Form 61A, or the Annual Information Return (AIR), is essential for individuals and businesses in India. It mandates reporting high-value transactions to combat tax evasion and enhance financial transparency.
Covering property sales, share dealings, and mutual fund investments, timely and accurate submission of form 61A is crucial for regulatory compliance and a healthy financial environment.
Here are the steps to submit Form 61A online:
Download Form 61A from the Income Tax Portal (incometaxindia.gov.in)
Fill it out and save the document
Log in to the portal using your credentials (User ID, authorised PAN, or Aadhaar ID)
Navigate to the 'e-file' section and upload the saved Form 61A
The screen will display details like reporting entity PAN, form name, and reporting entity category
Attach a .zip format file of Form 61A along with your signature file
Click on the 'Upload' button
Once completed, a confirmation message with the upload status will appear on your screen.
Here’s a list of entities who must furnish Form 61A under the Income Tax Act:
Co-operative Banks
Company issuing shares
Non-banking Financial Companies (NBFCs)
Banking company
Persons liable for audit u/s 44AB of the Income Tax Act, 1961
Listed companies purchasing their securities u/s 68 of Companies Act, 2013
Nidhi Companies referred u/s 406 of the Companies Act, 2013
Inspector-General / Registrar / Sub-Registrars appointed under the Registration Act, 1908
Trustees of a Mutual Fund or such other person managing the affairs of the MF
Banking companies, co-operative banks or any other companies or institutions issuing a credit card
Let’s now take a look at the kinds of transactions recorded in Form no. 61A of the Income Tax Act:
Cash deposits of over ₹10 Lakhs made in a financial year to a person’s savings account maintained by a banking company
Credit card bill payments exceeding ₹2 Lakhs in a financial year
Receipts from individuals of ₹2 Lakhs or more for purchases of mutual fund units
Receipts from individuals of ₹5 Lakhs or more for debentures or bonds that a company or an institution issues
Receipts from an individual for acquiring company shares of ₹1 Lakh or more
Purchases of immovable properties of ₹30 Lakhs or more by an individual
Sale of immovable properties of ₹30 Lakhs or more by an individual
Receipts from an individual of ₹5 Lakhs or more in a financial year for bond investments issued by the RBI
If the information provided in the form is insufficient or incorrect, the income tax authorities will inform the reporting person or organisation. Once notified, the entity or person is provided 30 days to correct the information. This is applicable from the date of notification.
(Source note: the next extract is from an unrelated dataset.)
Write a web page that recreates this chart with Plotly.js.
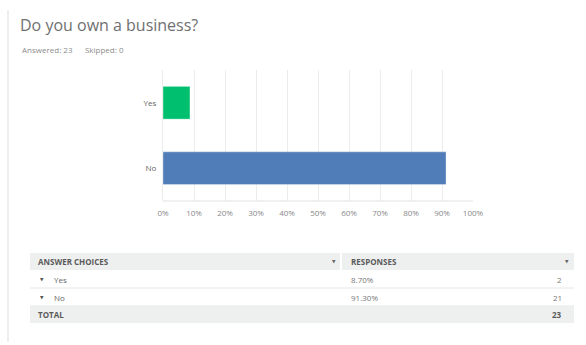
<!DOCTYPE html>
<html>
<head>
<meta charset="utf-8">
<script src="https://cdn.plot.ly/plotly-3.0.1.min.js"></script>
<style>html,body{margin:0;padding:0;background:#fff;}#chart{width:586px;height:345px;}</style>
</head>
<body>
<div id="chart"></div>
<script>
const titleText = 'Do you own a business?';
const answeredCount = 23;
const skippedCount = 0;
const choices = ['Yes', 'No'];
const percents = [8.70, 91.30];
const counts = [2, 21];
const barColors = ['#00bf6f', '#507cb7'];
const xTicks = [0, 10, 20, 30, 40, 50, 60, 70, 80, 90, 100];
const headerLabels = ['ANSWER CHOICES', 'RESPONSES'];
const totalLabel = 'TOTAL';

const W = 586, H = 345;
const px = x => x / W;
const py = y => 1 - y / H;
const FONT = 'Open Sans, Roboto, sans-serif';

const totalCount = counts.reduce((a, b) => a + b, 0);

const trace = {
  type: 'bar',
  orientation: 'h',
  y: choices.slice().reverse(),
  x: percents.slice().reverse(),
  marker: { color: barColors.slice().reverse(), line: { color: 'rgba(255,255,255,0.35)', width: 1 } },
  width: 0.5,
  hoverinfo: 'none'
};

const shapes = [];
const annotations = [];

// left border
shapes.push({ type: 'rect', xref: 'paper', yref: 'paper', x0: px(7), x1: px(9), y0: py(10), y1: py(342), fillcolor: '#eeeeee', line: { width: 0 }, layer: 'below' });

// subtitle
annotations.push({ xref: 'paper', yref: 'paper', x: px(20), y: py(50), xanchor: 'left', yanchor: 'middle', showarrow: false,
  text: 'Answered: ' + answeredCount + '&nbsp;&nbsp;&nbsp;&nbsp;&nbsp;&nbsp;Skipped: ' + skippedCount,
  font: { family: FONT, size: 8, color: '#8c8c8c' } });

// table geometry
const tL = 30, tR = 574, colDiv = 341;
const headerTop = 253, rowH = 18;
shapes.push({ type: 'rect', xref: 'paper', yref: 'paper', x0: px(tL), x1: px(colDiv - 1), y0: py(headerTop), y1: py(headerTop + 17), fillcolor: '#eef0f0', line: { width: 0 } });
shapes.push({ type: 'rect', xref: 'paper', yref: 'paper', x0: px(colDiv + 1), x1: px(tR), y0: py(headerTop), y1: py(headerTop + 17), fillcolor: '#eef0f0', line: { width: 0 } });
const hy = headerTop + 8.5;
annotations.push({ xref: 'paper', yref: 'paper', x: px(36), y: py(hy), xanchor: 'left', yanchor: 'middle', showarrow: false, text: '<b>' + headerLabels[0] + '</b>', font: { family: FONT, size: 8, color: '#5a5a5a' } });
annotations.push({ xref: 'paper', yref: 'paper', x: px(349), y: py(hy), xanchor: 'left', yanchor: 'middle', showarrow: false, text: '<b>' + headerLabels[1] + '</b>', font: { family: FONT, size: 8, color: '#5a5a5a' } });
annotations.push({ xref: 'paper', yref: 'paper', x: px(334), y: py(hy), xanchor: 'center', yanchor: 'middle', showarrow: false, text: '▼', font: { family: 'DejaVu Sans', size: 4.5, color: '#666' } });
annotations.push({ xref: 'paper', yref: 'paper', x: px(567), y: py(hy), xanchor: 'center', yanchor: 'middle', showarrow: false, text: '▼', font: { family: 'DejaVu Sans', size: 4.5, color: '#666' } });

choices.forEach((c, i) => {
  const top = headerTop + 17 + i * rowH;
  const cy = top + rowH / 2;
  shapes.push({ type: 'line', xref: 'paper', yref: 'paper', x0: px(tL), x1: px(tR), y0: py(top + rowH), y1: py(top + rowH), line: { color: '#e4e6e6', width: 1 } });
  annotations.push({ xref: 'paper', yref: 'paper', x: px(42), y: py(cy), xanchor: 'center', yanchor: 'middle', showarrow: false, text: '▼', font: { family: 'DejaVu Sans', size: 4.5, color: '#555' } });
  annotations.push({ xref: 'paper', yref: 'paper', x: px(52), y: py(cy), xanchor: 'left', yanchor: 'middle', showarrow: false, text: c, font: { family: FONT, size: 8, color: '#666' } });
  annotations.push({ xref: 'paper', yref: 'paper', x: px(349), y: py(cy), xanchor: 'left', yanchor: 'middle', showarrow: false, text: percents[i].toFixed(2) + '%', font: { family: FONT, size: 8, color: '#777' } });
  annotations.push({ xref: 'paper', yref: 'paper', x: px(564), y: py(cy), xanchor: 'right', yanchor: 'middle', showarrow: false, text: String(counts[i]), font: { family: FONT, size: 8, color: '#777' } });
});

const totTop = headerTop + 17 + choices.length * rowH;
shapes.push({ type: 'rect', xref: 'paper', yref: 'paper', x0: px(tL), x1: px(tR), y0: py(totTop), y1: py(totTop + 17), fillcolor: '#eef0f0', line: { width: 0 } });
annotations.push({ xref: 'paper', yref: 'paper', x: px(36), y: py(totTop + 8.5), xanchor: 'left', yanchor: 'middle', showarrow: false, text: '<b>' + totalLabel + '</b>', font: { family: FONT, size: 8, color: '#5a5a5a' } });
annotations.push({ xref: 'paper', yref: 'paper', x: px(564), y: py(totTop + 8.5), xanchor: 'right', yanchor: 'middle', showarrow: false, text: '<b>' + totalCount + '</b>', font: { family: FONT, size: 8, color: '#5a5a5a' } });

// bottom axis line
shapes.push({ type: 'line', xref: 'paper', yref: 'paper', x0: px(163), x1: px(473), y0: py(201), y1: py(201), line: { color: '#e2e2e2', width: 1 } });

const layout = {
  width: W, height: H,
  margin: { l: 0, r: 0, t: 0, b: 0 },
  paper_bgcolor: '#ffffff', plot_bgcolor: '#ffffff',
  showlegend: false,
  title: { text: titleText, x: px(20), xanchor: 'left', y: py(25), yanchor: 'middle', font: { family: FONT, size: 16, color: '#707070' } },
  xaxis: {
    domain: [px(163), px(473)],
    range: [0, 100],
    tickvals: xTicks,
    ticktext: xTicks.map(v => v + '%'),
    showgrid: true, gridcolor: '#ececec', gridwidth: 1,
    zeroline: false, showline: false,
    ticks: '', ticklabelstandoff: 6,
    tickfont: { family: FONT, size: 8, color: '#888' },
    fixedrange: true
  },
  yaxis: {
    domain: [py(201), py(70)],
    type: 'category',
    categoryorder: 'array', categoryarray: choices.slice().reverse(),
    range: [-0.5, 1.5],
    showgrid: false, zeroline: false,
    showline: true, linecolor: '#ececec',
    ticks: '', ticklabelstandoff: 4,
    tickfont: { family: FONT, size: 8, color: '#666' },
    fixedrange: true
  },
  shapes: shapes,
  annotations: annotations
};

Plotly.newPlot('chart', [trace], layout, { staticPlot: true, displayModeBar: false });
</script>
</body>
</html>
On the other hand, if the error is found by the individual or entity, they must promptly inform the income tax authorities. This must be done within 10 days to make the necessary corrections free of charge.
Here are the penalties that may be imposed for not correcting the details provided in the Form 61A:
₹50,000 imposed on individuals and businesses for intentionally providing incorrect information
Penalty of ₹500/day is imposed for providing inaccurate information from the initial due date to the due date specified in the notice
₹1,000/day is charged for missing the due date mentioned in the notice
₹50,000 is imposed if the business or individual discovers an inaccuracy in the submitted information and does not notify the authorities in 10 days
To file a tax audit on the income tax portal, add a registered CA and assign the form. Assign the tax audit through the ‘e-File’ section. Then, you can find the form in the CA’s worklist.
The CA then accepts or rejects your assignment. In case of acceptance, CA needs to fill all the information in the offline utility and create .JSON file. Next, the CA needs to upload it to the worklist. You can choose to approve or reject the report, and the form will be submitted after your approval.
Yes, you can file your Income Tax Return (ITR) without a Chartered Accountant (CA). The income tax filing process is user-friendly, and various online platforms provide step-by-step guidance. You could utilise e-filing portals, where you can fill in the details, calculate tax liability, and submit your return independently.
Submitting this form is mandatory for specific categories. These include those who pay tax or any sum to the government, government officials, local authorities, registrars, postmaster generals, recognised stock exchanges, and reporting financial institutions.
The due date for filing Form 61A is typically on or before May 31st of the next financial year.
This form is divided into two parts, A and B. Part A includes personal and statement level information, while Part B includes details of financial transactions.
You can download and submit this form online through the Income Tax Portal.